== EXERCISE ==
The lines from the top of the material through the line with "from bokeh.core.properties import value" are to be set down exactly. Leave the pictures out.

══════════════════════════════

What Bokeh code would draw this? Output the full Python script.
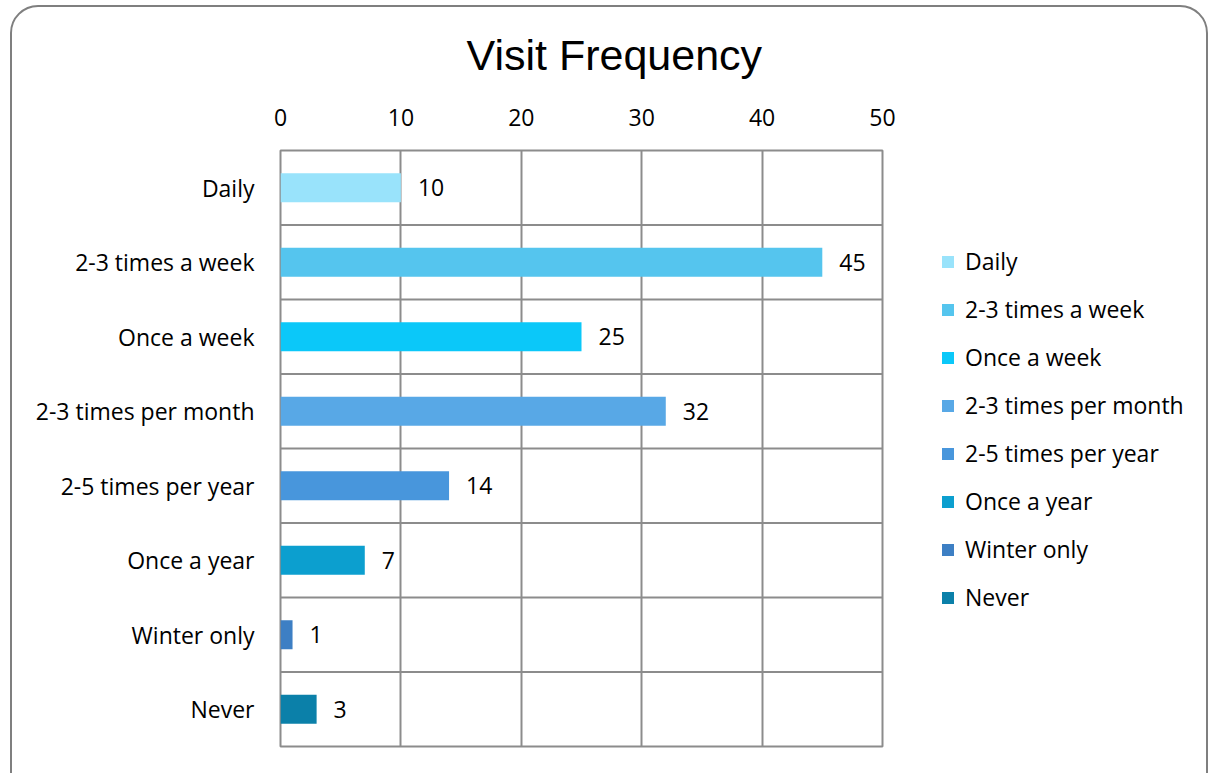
from bokeh.plotting import figure
from bokeh.models import (ColumnDataSource, FactorRange, Range1d, LabelSet, Title,
                          Span, FixedTicker, InlineStyleSheet)
from bokeh.embed import file_html
from bokeh.resources import INLINE
from bokeh.core.properties import value

# ---- data ----
categories = ["Daily", "2-3 times a week", "Once a week", "2-3 times per month",
              "2-5 times per year", "Once a year", "Winter only", "Never"]
counts = [10, 45, 25, 32, 14, 7, 1, 3]
bar_colors = ["#99E3FB", "#55C5EE", "#0BC8F9", "#58A8E6",
              "#4896DC", "#0C9FCF", "#3D7FC4", "#0B80A9"]
x_ticks = [0, 10, 20, 30, 40, 50]
title_text = "Visit Frequency"

FONT = "Open Sans"
FS = "23px"
GRID = "#8C8C8C"

src = ColumnDataSource(dict(cat=categories, count=counts, color=bar_colors,
                            label=[str(c) for c in counts]))

p = figure(frame_width=602, frame_height=596, output_backend="svg", toolbar_location=None,
           y_range=FactorRange(factors=categories[::-1]),
           x_range=Range1d(0, 50), x_axis_location="above",
           min_border_left=280, min_border_right=0, min_border_top=150,
           min_border_bottom=27)
p.background_fill_color = "white"
p.border_fill_color = "white"
p.outline_line_color = GRID
p.outline_line_width = 2

p.hbar(y="cat", left=0, right="count", height=0.39, fill_color="color",
       line_color=None, legend_field="cat", source=src)

labels = LabelSet(x="count", y="cat", text="label", x_offset=17,
                  text_baseline="middle", text_font=value(FONT),
                  text_font_size=FS, text_color="black", source=src)
p.add_layout(labels)

# grid
p.ygrid.grid_line_color = None
p.xgrid.grid_line_color = GRID
p.xgrid.grid_line_width = 2
p.xgrid.grid_line_alpha = 1
p.xaxis.ticker = FixedTicker(ticks=x_ticks)
for k in range(1, len(categories)):
    p.add_layout(Span(location=k, dimension="width", line_color=GRID, line_width=2))

for ax in (p.xaxis[0], p.yaxis[0]):
    ax.axis_line_color = None
    ax.major_tick_line_color = None
    ax.minor_tick_line_color = None
    ax.major_label_text_font = FONT
    ax.major_label_text_font_size = FS
    ax.major_label_text_color = "black"
p.xaxis.major_label_standoff = 19
p.yaxis.major_label_standoff = 20

# legend in the right panel
lg = p.legend[0]
p.center.remove(lg)
lg.location = "top_left"
lg.title = " "
lg.title_text_font_size = "22px"
lg.title_standoff = 11
lg.border_line_color = None
lg.background_fill_alpha = 0
lg.label_text_font = FONT
lg.label_text_font_size = FS
lg.label_text_color = "black"
lg.glyph_width = 15
lg.glyph_height = 15
lg.label_height = 32
lg.spacing = 16
lg.padding = 0
lg.margin = 58
lg.label_standoff = 10
p.add_layout(lg, "right")

# title
p.title = Title(text=title_text, align="left", offset=186, standoff=54,
                text_font="Liberation Sans", text_font_size="43px",
                text_font_style="normal", text_color="black")

# rounded frame around the whole chart
p.stylesheets = [InlineStyleSheet(css="""
:host::after {
  content: "";
  position: absolute;
  left: 10px; top: 5px;
  width: 1194px; height: 820px;
  border: 2px solid #7F7F7F;
  border-radius: 28px;
  pointer-events: none;
  z-index: 10;
}
""")]

open("out.html", "w").write(file_html(p, INLINE))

══════════════════════════════

== TASK RESULT ==
What Bokeh code would draw this? Output the full Python script.
from bokeh.plotting import figure
from bokeh.models import (ColumnDataSource, FactorRange, Range1d, LabelSet, Title,
                          Span, FixedTicker, InlineStyleSheet)
from bokeh.embed import file_html
from bokeh.resources import INLINE
from bokeh.core.properties import value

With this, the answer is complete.